Miss Peregrine’s Home For Peculiar Children by Ransom Riggs
Book Series: Book 1 of Miss Peregrine’s Home for Peculiar Children trilogy.
Genre: Supernatural Fantasy; Adventure; Young Adult
A mysterious island. An abandoned orphanage. A strange collection of curious photographs.
A horrific family tragedy sets sixteen-year-old Jacob journeying to a remote island off the coast of Wales, where he discovers the crumbling ruins of Miss Peregrine’s Home for Peculiar Children. As Jacob explores its abandoned bedrooms and hallways, it becomes clear that the children were more than just peculiar. They may have been dangerous. They may have been quarantined on a deserted island for good reason. And somehow—impossible though it seems—they may still be alive.
My rating: 3.5 / 5 stars
*This review contains minor spoilers*
I had a lot of expectations for this book. Many bloggers and bookstagrammers I follow said they absolutely loved this book and the movie was going to premier soon and the trailer looked great so I decided to buy it. Perhaps it was because of all the hype around this book but I was sincerely disappointed with it.
The main character Jacob is a bit boring in my opinion. An ordinary boy with no ambitions or any plans, really – except for maybe working in the family business (something that seems to be extremely infuriating, I might add.) Throughout the book we can see him growing, becoming more independent and proactive I think but still… I believe this character could’ve been a lot more, could’ve done a lot more.
I liked all the peculiar children. Emma, Millard and Bronwyn were my favorites (possibly because they were the ones we got to know better). My favorite peculiarity was Emma’s but fire has always been one of my favorite abilities I must admit. Enoch was a little bit disturbing but I reckon anyone with that kind of power would have a peculiar personality. Although if not Emma’s than I would absolutely love to have Fiona’s power.
The writing wasn’t anything special but it wasn’t bad either. However, this book is written from Jacob’s perspective in the first person so there are certain limitations to what could be put in this book and not.
I really liked the photos in this book and I was pleasantly surprised to hear that the author’s idea was to give the people in these photos a story and that that was how this story was born. It’s a pretty neat concept.
After finishing this book, I re-watched the trailer and read some opinions regarding this movie from the point of view of fans of these books. They weren’t good, to say the least. The fact is that the producers/writers/?? (or whoever it was) decided to ‘switch’ an entire character. Emma is the one that spends the most time with Jacob, not Olive. In fact, Olive is barely a secondary character in this book. I’m torn between wanting to see the movie (because it’s always so lovely to see a book you like come to life even if you already know it’s going to be shitty, pardon my language) and not wanting to see it because the trailer alone is a dead giveaway of how much they messed up the story.

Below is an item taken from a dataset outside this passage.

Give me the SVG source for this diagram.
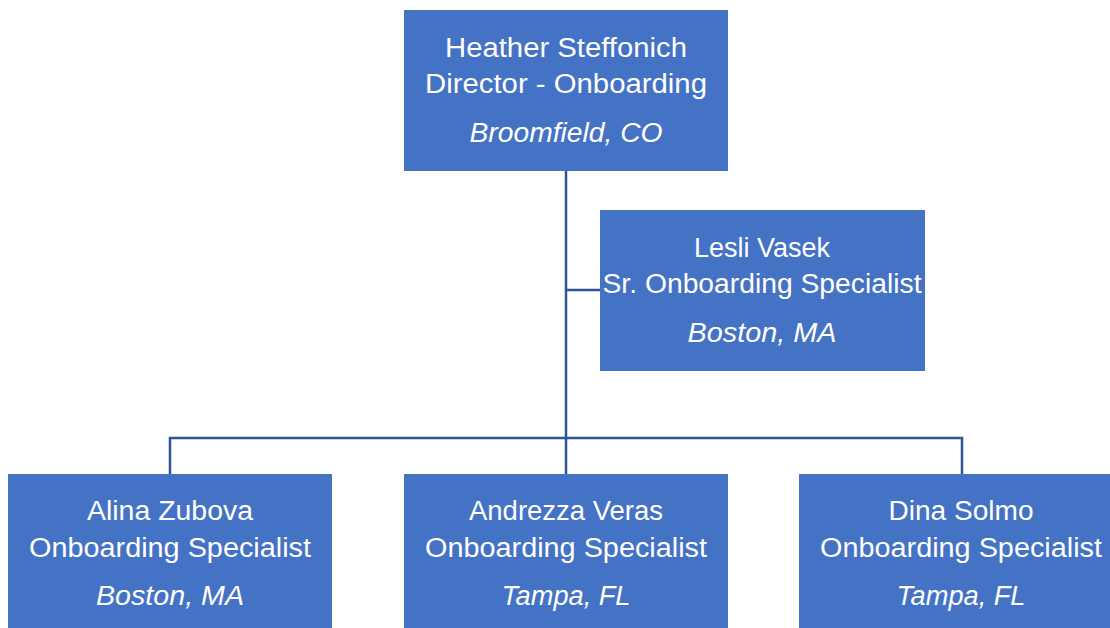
<svg xmlns="http://www.w3.org/2000/svg" width="1110" height="628" viewBox="0 0 1110 628">
<style>
.box{fill:#4472C4;}
.t{font-family:"Liberation Sans",Arial,sans-serif;font-size:27px;fill:#FFFFFF;text-anchor:middle;}
.i{font-style:italic;}
.c{fill:none;stroke:#2F5597;stroke-width:2.5;}
</style>
<rect width="1110" height="628" fill="#FFFFFF"/>
<g id="connectors">
<path class="c" d="M566 171 V474"/>
<path class="c" d="M566 290 H600"/>
<path class="c" d="M170 474 V438 H962 V474"/>
</g>
<g id="heather">
<rect class="box" x="404" y="10" width="324" height="161"/>
<text class="t" x="566" y="57" textLength="242" lengthAdjust="spacingAndGlyphs">Heather Steffonich</text>
<text class="t" x="566" y="93" textLength="282" lengthAdjust="spacingAndGlyphs">Director - Onboarding</text>
<text class="t i" x="566" y="142" textLength="193" lengthAdjust="spacingAndGlyphs">Broomfield, CO</text>
</g>
<g id="lesli">
<rect class="box" x="600" y="210" width="325" height="161"/>
<text class="t" x="762" y="257" textLength="136" lengthAdjust="spacingAndGlyphs">Lesli Vasek</text>
<text class="t" x="762" y="293" textLength="319" lengthAdjust="spacingAndGlyphs">Sr. Onboarding Specialist</text>
<text class="t i" x="762" y="342" textLength="149" lengthAdjust="spacingAndGlyphs">Boston, MA</text>
</g>
<g id="alina">
<rect class="box" x="8" y="474" width="324" height="160"/>
<text class="t" x="170" y="520" textLength="166" lengthAdjust="spacingAndGlyphs">Alina Zubova</text>
<text class="t" x="170" y="557" textLength="282" lengthAdjust="spacingAndGlyphs">Onboarding Specialist</text>
<text class="t i" x="170" y="605" textLength="148" lengthAdjust="spacingAndGlyphs">Boston, MA</text>
</g>
<g id="andrezza">
<rect class="box" x="404" y="474" width="324" height="160"/>
<text class="t" x="566" y="520" textLength="194" lengthAdjust="spacingAndGlyphs">Andrezza Veras</text>
<text class="t" x="566" y="557" textLength="282" lengthAdjust="spacingAndGlyphs">Onboarding Specialist</text>
<text class="t i" x="566" y="605" textLength="129" lengthAdjust="spacingAndGlyphs">Tampa, FL</text>
</g>
<g id="dina">
<rect class="box" x="799" y="474" width="324" height="160"/>
<text class="t" x="961" y="520" textLength="145" lengthAdjust="spacingAndGlyphs">Dina Solmo</text>
<text class="t" x="961" y="557" textLength="282" lengthAdjust="spacingAndGlyphs">Onboarding Specialist</text>
<text class="t i" x="961" y="605" textLength="129" lengthAdjust="spacingAndGlyphs">Tampa, FL</text>
</g>
</svg>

In overall, I liked this story quite a bit actually. The reason of my rating is the main character Jacob and because the first half of the book was very slow and too long for its content. The second half of the book is very exciting. We meet the children and their world and it’s all very magical and quite literally timeless. This fictional world in general has a lot of potential and I’m actually very interested in reading the next book.